La déclaration conjointe des Églises russe et géorgienne afin de trouver une solution à ce schisme interne est perçue par certains observateurs comme un moyen pour Moscou de développer plus encore son influence. Bien que l’indépendance abkhaze ait été reconnue par la Russie, la petite région de la mer Noire ressemble plus à un protectorat russe qu’à un véritable État. En s’impliquant dans les affaires de l’Église abkhaze, le Patriarcat russe y développe son influence. De l’autre côté, si l’Église géorgienne participe à cette résolution, cela va être mal perçu par les Abkhazes qui ne veulent surtout pas d’une « ingérence » de l’ancienne puissance tutélaire. Cette déclaration commune semble donc surtout à l’avantage de la Russie.

Cependant, si peu de résultats sont à attendre de cette médiation inter-orthodoxe, on peut y voir une main tendue entre les deux pays qui ne se parlent plus. Moscou reconnaît également l’importance de la Géorgie dans cette question, malgré la reconnaissance d’indépendance abkhaze par la Russie. Est-ce une façon pour le Kremlin de se rapprocher de la Géorgie ? Un moyen d’obtenir le soutien de l’Église géorgienne dans la question de l’indépendance de l’Église orthodoxe ukrainienne ? Le Patriarcat de Moscou ne reconnaît pas cette dernière, mais Constantinople y est favorable, il faut donc se trouver des alliés.

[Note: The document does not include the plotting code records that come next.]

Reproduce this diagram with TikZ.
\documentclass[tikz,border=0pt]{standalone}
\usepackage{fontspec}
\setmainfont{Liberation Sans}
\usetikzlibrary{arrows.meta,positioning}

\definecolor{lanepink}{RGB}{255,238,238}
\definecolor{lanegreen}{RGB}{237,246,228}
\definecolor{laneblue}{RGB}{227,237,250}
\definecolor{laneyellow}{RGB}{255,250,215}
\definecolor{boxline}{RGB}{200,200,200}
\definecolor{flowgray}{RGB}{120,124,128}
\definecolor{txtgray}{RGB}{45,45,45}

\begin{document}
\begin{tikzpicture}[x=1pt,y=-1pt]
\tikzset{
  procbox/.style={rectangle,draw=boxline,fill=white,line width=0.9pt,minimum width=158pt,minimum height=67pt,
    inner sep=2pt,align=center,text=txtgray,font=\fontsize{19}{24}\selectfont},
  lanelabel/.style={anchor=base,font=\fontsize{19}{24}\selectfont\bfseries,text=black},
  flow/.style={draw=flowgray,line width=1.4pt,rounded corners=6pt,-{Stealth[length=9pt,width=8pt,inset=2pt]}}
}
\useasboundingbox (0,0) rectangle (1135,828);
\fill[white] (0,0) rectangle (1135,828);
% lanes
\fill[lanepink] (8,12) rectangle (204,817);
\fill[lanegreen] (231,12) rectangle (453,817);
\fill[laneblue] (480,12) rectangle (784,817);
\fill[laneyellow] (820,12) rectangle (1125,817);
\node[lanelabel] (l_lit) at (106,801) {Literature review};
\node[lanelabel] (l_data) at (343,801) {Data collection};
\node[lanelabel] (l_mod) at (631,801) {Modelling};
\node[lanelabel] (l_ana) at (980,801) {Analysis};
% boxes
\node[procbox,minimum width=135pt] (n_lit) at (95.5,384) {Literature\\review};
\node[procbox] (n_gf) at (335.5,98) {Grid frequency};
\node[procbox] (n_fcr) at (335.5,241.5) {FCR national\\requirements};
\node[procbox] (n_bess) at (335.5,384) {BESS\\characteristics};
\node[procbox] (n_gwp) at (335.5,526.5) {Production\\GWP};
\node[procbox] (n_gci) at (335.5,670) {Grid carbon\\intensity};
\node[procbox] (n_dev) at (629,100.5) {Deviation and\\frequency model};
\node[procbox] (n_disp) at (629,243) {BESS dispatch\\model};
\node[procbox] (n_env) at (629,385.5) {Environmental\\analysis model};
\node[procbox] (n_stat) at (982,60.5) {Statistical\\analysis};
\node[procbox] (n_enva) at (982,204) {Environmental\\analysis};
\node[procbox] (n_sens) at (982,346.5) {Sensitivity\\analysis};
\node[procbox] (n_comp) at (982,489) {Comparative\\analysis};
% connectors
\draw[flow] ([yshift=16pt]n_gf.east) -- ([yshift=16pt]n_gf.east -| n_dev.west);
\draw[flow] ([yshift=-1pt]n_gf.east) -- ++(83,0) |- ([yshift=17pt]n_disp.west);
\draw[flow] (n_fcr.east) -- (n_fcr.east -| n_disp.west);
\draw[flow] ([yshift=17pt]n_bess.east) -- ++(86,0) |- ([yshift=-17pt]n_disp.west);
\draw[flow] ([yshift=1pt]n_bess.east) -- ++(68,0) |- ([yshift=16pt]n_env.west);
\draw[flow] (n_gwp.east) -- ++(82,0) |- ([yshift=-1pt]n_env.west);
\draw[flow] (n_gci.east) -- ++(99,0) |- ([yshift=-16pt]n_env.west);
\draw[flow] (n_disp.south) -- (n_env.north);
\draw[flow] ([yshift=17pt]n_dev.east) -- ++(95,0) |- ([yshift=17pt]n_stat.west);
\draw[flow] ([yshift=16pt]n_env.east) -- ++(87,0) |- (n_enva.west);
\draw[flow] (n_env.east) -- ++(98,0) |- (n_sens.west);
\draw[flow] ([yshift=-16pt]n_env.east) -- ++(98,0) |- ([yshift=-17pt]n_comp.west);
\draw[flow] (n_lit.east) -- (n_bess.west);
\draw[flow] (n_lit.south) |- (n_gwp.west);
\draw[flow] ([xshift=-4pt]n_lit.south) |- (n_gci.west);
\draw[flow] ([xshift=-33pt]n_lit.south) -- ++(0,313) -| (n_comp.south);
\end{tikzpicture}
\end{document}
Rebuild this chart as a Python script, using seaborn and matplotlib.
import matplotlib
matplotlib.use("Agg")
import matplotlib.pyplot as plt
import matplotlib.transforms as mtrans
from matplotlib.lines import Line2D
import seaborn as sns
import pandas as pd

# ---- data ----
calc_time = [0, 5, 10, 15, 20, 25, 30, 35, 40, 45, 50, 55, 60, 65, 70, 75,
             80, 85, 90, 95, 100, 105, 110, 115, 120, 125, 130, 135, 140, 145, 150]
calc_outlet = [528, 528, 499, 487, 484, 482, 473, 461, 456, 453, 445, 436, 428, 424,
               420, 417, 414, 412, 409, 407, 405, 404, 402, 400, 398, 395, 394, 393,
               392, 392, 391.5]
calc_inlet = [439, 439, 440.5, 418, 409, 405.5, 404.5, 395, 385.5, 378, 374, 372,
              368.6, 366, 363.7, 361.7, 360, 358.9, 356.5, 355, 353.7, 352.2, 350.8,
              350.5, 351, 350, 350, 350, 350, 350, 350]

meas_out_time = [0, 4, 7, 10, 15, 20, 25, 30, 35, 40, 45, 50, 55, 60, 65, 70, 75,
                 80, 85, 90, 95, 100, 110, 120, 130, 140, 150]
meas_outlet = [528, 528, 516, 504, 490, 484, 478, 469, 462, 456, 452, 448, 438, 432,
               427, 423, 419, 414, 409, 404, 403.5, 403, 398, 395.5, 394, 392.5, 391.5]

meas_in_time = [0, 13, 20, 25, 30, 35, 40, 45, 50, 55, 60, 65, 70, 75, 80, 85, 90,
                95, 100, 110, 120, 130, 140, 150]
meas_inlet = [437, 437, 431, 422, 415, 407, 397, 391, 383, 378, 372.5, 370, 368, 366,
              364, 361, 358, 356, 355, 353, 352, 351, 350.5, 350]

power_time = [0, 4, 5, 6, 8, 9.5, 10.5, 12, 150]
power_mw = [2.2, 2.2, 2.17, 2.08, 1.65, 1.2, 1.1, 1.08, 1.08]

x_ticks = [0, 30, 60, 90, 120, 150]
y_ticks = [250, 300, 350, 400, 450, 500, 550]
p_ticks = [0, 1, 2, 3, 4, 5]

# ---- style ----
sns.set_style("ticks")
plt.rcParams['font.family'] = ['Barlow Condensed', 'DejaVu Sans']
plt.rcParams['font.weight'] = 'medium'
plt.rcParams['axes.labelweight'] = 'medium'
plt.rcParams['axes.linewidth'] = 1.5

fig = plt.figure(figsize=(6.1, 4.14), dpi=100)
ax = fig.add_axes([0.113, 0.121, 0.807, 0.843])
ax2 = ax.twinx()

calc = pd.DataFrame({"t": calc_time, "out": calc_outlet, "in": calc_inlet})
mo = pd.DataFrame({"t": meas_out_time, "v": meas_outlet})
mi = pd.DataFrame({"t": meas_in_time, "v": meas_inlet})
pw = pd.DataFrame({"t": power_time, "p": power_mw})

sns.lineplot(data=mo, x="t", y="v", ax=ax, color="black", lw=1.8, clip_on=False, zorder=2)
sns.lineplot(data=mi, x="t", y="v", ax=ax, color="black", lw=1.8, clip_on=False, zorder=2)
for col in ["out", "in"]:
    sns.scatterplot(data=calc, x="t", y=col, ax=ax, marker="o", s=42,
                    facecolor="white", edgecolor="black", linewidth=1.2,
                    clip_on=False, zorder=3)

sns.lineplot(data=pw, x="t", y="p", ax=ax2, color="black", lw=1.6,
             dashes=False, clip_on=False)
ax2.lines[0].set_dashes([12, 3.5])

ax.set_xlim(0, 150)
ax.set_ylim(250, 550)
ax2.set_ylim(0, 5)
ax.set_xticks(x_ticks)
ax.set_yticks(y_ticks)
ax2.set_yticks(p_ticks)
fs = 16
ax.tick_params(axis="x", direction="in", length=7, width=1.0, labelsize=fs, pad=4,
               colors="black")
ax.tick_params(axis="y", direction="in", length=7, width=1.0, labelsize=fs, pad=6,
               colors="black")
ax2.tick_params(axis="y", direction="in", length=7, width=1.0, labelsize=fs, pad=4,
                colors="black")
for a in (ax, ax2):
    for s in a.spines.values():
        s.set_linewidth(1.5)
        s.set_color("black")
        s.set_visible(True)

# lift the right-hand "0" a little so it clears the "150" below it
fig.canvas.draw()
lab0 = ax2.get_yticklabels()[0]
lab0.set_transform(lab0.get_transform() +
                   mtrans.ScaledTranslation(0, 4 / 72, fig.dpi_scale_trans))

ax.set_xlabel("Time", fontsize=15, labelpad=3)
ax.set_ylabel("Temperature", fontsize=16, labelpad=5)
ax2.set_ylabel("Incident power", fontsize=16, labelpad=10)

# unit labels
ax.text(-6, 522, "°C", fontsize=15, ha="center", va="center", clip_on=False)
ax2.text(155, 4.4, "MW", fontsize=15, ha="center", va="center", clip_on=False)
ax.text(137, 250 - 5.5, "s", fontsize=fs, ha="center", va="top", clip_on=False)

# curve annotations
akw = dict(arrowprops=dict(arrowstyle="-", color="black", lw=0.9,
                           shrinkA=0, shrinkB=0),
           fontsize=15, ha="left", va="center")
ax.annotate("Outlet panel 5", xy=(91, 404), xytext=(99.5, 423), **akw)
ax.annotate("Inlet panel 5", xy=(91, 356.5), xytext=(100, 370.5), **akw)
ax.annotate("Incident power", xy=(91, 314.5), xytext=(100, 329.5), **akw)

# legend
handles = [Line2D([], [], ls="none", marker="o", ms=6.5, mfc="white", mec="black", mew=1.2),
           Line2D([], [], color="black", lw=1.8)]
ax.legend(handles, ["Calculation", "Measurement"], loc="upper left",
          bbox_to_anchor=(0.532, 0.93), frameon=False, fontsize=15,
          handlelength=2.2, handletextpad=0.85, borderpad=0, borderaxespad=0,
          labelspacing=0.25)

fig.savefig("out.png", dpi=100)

Néanmoins, il ne faut pas imaginer un changement radical sur la question abkhaze. La population, bien qu’à 60% chrétienne, a des minorités musulmanes, païennes ou athées. Les chrétiens sont eux-mêmes divisés entre Abkhazes, Géorgiens, Arméniens et Russes, qui ont chacun des Églises différentes. Au-delà des querelles confessionnelles, c’est bien de conflit politique qu’il s’agit en Abkhazie. Toutefois, ce rapprochement orthodoxe russo-géorgien relance la question abkhaze et reste intéressant pour comprendre l’évolution future de ce conflit gelé.